Comment by mikeocool
1 day ago
SVB didn't get bailed out, their investors and creditors were wiped out. You could argue depositors were bailed out -- as they took the undue risk of keeping more than $250k in a single bank (though as part of a requirement for getting a loan from SVB, you had to have your operating accounts with them. So lots of companies had no choice, as SVB was one of the few banks that would lend to them).
Arguably, the main impact of securing SVB depositors above the $250k limit is that it prevented thousands of people from being laid off that week, as their employers wouldn't have had the money to make payroll the following Wednesday.
Thank you for saying this. Continuing to point at SVB as a bailout is annoying. They were not bailed out. Anyone with deposits in an accredited bank should be made whole - always. Without trusted banking we have no economy.
> Anyone with deposits in an accredited bank should be made whole - always
Sure, but is that the case now? Is everyone made whole when a bank fails and they have more deposits than the insurance limits? Or only when it's the well-connected / too-big-to-fail?
Looks like the answer is no: https://www.wsj.com/finance/banking/a-small-banks-failure-le...

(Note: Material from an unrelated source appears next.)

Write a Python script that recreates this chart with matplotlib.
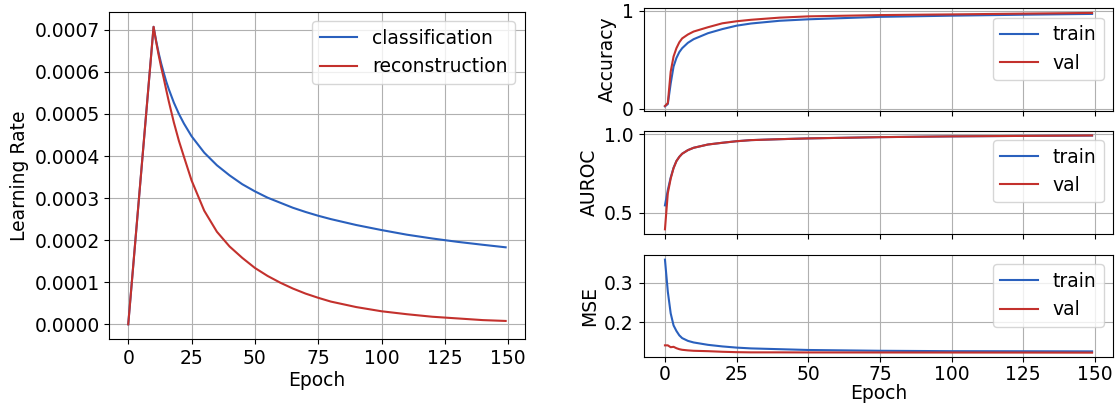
import matplotlib
matplotlib.use("Agg")
import matplotlib.pyplot as plt

# learning rate schedule
lr_epochs = [0, 10, 11, 12, 13, 14, 15, 16, 18, 20, 22, 25, 30, 35, 40, 45,
             50, 55, 60, 65, 70, 75, 80, 90, 100, 110, 120, 125, 130, 140, 149]
lr_classification = [0.0, 0.000707, 0.000674, 0.000645, 0.000620, 0.000598,
                     0.000577, 0.000559, 0.000527, 0.000500, 0.000477,
                     0.000447, 0.000408, 0.000378, 0.000354, 0.000333,
                     0.000316, 0.000301, 0.000289, 0.000277, 0.000267,
                     0.000258, 0.000250, 0.000236, 0.000224, 0.000213,
                     0.000204, 0.000200, 0.000196, 0.000189, 0.000183]
lr_reconstruction = [0.0, 0.000707, 0.000672, 0.000640, 0.000611, 0.000585,
                     0.000557, 0.000530, 0.000480, 0.000436, 0.000398,
                     0.000342, 0.000270, 0.000220, 0.000185, 0.000158,
                     0.000134, 0.000115, 0.000099, 0.000085, 0.000073,
                     0.000063, 0.000054, 0.000041, 0.000031, 0.000024,
                     0.000018, 0.000016, 0.000014, 0.000010, 0.000008]

# training curves (right panels)
ep = [0, 1, 2, 3, 4, 5, 6, 8, 10, 15, 20, 25, 30, 40, 50, 75, 100, 125, 149]
acc_train = [0.027, 0.05, 0.26, 0.433, 0.52, 0.58, 0.62, 0.675, 0.712, 0.773,
             0.815, 0.85, 0.872, 0.9, 0.915, 0.94, 0.952, 0.962, 0.97]
acc_val = [0.03, 0.06, 0.38, 0.535, 0.62, 0.68, 0.72, 0.76, 0.79, 0.834,
           0.874, 0.895, 0.91, 0.932, 0.945, 0.958, 0.965, 0.973, 0.98]
auroc_train = [0.547, 0.645, 0.725, 0.787, 0.83, 0.857, 0.877, 0.9, 0.915,
               0.936, 0.947, 0.957, 0.964, 0.97, 0.975, 0.983, 0.988, 0.991,
               0.993]
auroc_val = [0.394, 0.625, 0.718, 0.785, 0.83, 0.857, 0.877, 0.9, 0.915,
             0.936, 0.947, 0.957, 0.964, 0.97, 0.975, 0.983, 0.988, 0.991,
             0.994]
mse_train = [0.358, 0.277, 0.2225, 0.192, 0.178, 0.167, 0.16, 0.153, 0.149,
             0.143, 0.139, 0.136, 0.134, 0.132, 0.130, 0.128, 0.127, 0.1268,
             0.1265]
mse_val = [0.1417, 0.1417, 0.137, 0.138, 0.1345, 0.132, 0.1305, 0.129, 0.128,
           0.127, 0.1255, 0.1245, 0.124, 0.124, 0.1238, 0.1237, 0.1236,
           0.1235, 0.1233]

BLUE = '#2a60bd'
RED = '#c3312d'
FS = 13.5

plt.rcParams['font.size'] = FS

fig = plt.figure(figsize=(11.16, 4.05), dpi=100)

ax = fig.add_axes([0.098, 0.1625, 0.372, 0.808])
ax.plot(lr_epochs, lr_classification, color=BLUE, label='classification')
ax.plot(lr_epochs, lr_reconstruction, color=RED, label='reconstruction')
ax.set_xlabel('Epoch', fontsize=FS, labelpad=2)
ax.set_ylabel('Learning Rate', fontsize=FS)
ax.set_xticks([0, 25, 50, 75, 100, 125, 150])
ax.set_yticks([0.0, 0.0001, 0.0002, 0.0003, 0.0004, 0.0005, 0.0006, 0.0007])
ax.yaxis.set_major_formatter(matplotlib.ticker.FormatStrFormatter('%.4f'))
ax.tick_params(labelsize=FS)
ax.grid(True)
ax.legend(loc='upper right', fontsize=FS)

x0, w = 0.5767, 0.421
ax1 = fig.add_axes([x0, 0.726, w, 0.2536])
ax2 = fig.add_axes([x0, 0.4222, w, 0.255], sharex=ax1)
ax3 = fig.add_axes([x0, 0.1178, w, 0.2526], sharex=ax1)

ax1.plot(ep, acc_train, color=BLUE, label='train')
ax1.plot(ep, acc_val, color=RED, label='val')
ax1.set_ylabel('Accuracy', fontsize=FS)
ax1.set_yticks([0, 1])

ax2.plot(ep, auroc_train, color=BLUE, label='train')
ax2.plot(ep, auroc_val, color=RED, label='val')
ax2.set_ylabel('AUROC', fontsize=FS)
ax2.set_yticks([0.5, 1.0])

ax3.plot(ep, mse_train, color=BLUE, label='train')
ax3.plot(ep, mse_val, color=RED, label='val')
ax3.set_ylabel('MSE', fontsize=FS)
ax3.set_yticks([0.2, 0.3])
ax3.set_xlabel('Epoch', fontsize=FS, labelpad=0)
ax3.set_xticks([0, 25, 50, 75, 100, 125, 150])
ax3.tick_params(axis='x', pad=2)

for a in (ax1, ax2, ax3):
    a.grid(True)
    a.tick_params(labelsize=FS)
    a.legend(loc='upper right', fontsize=FS)
for a in (ax1, ax2):
    plt.setp(a.get_xticklabels(), visible=False)

fig.savefig('out.png', dpi=100)
plt.close(fig)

So I don't think it's unreasonable to describe SVB as a bailout. Not for the investors, but for the depositors. Has anything changed to reduce the moral hazard / make it less likely to recur?
> Sure, but is that the case now?
Pretty much and has been for awhile.
https://nyulawreview.org/wp-content/uploads/2025/05/100-NYU-...
In early 2023, within the span of two months, the United States experienced three out of the four largest commercial bank failures in U.S. history, as Signature Bank, Silicon Valley Bank, and First Republic Bank all toppled.1 Yet, despite these banks having roughly $300 billion in uninsured deposits at the time of their failures2 and despite the failures costing the Deposit Insurance Fund (DIF) of the Federal Deposit Insurance Corporation (FDIC) an estimated $38 billion, uninsured depositors took no losses in any of the failures.3 While these results were striking, they were far from unusual. Since 2008, uninsured depositors have experienced losses in only 6% of total U.S. bank failures.
...
Formally, the United States caps deposit insurance at $250,000 per account,6 but, in reality, the post-2008 financial system comes close to providing de facto total deposit insurance covering all amounts in all accounts.
So we all now know that a bailout DID occur with the SVB depositors who had all their money in the bank and most deposits were over the FDIC insurance limit. The FDIC insurance rules somehow didn't apply here because there was too much money at risk. (And too big to fail).
But if there was a bank failure at a regionally smaller bank with a regular customer or startup depositing the same amount of money over the insurance limit, their money is gone.
Just like Intel got a "bailout" from investment as chosen by the US government, AI will eventually have a very similar story.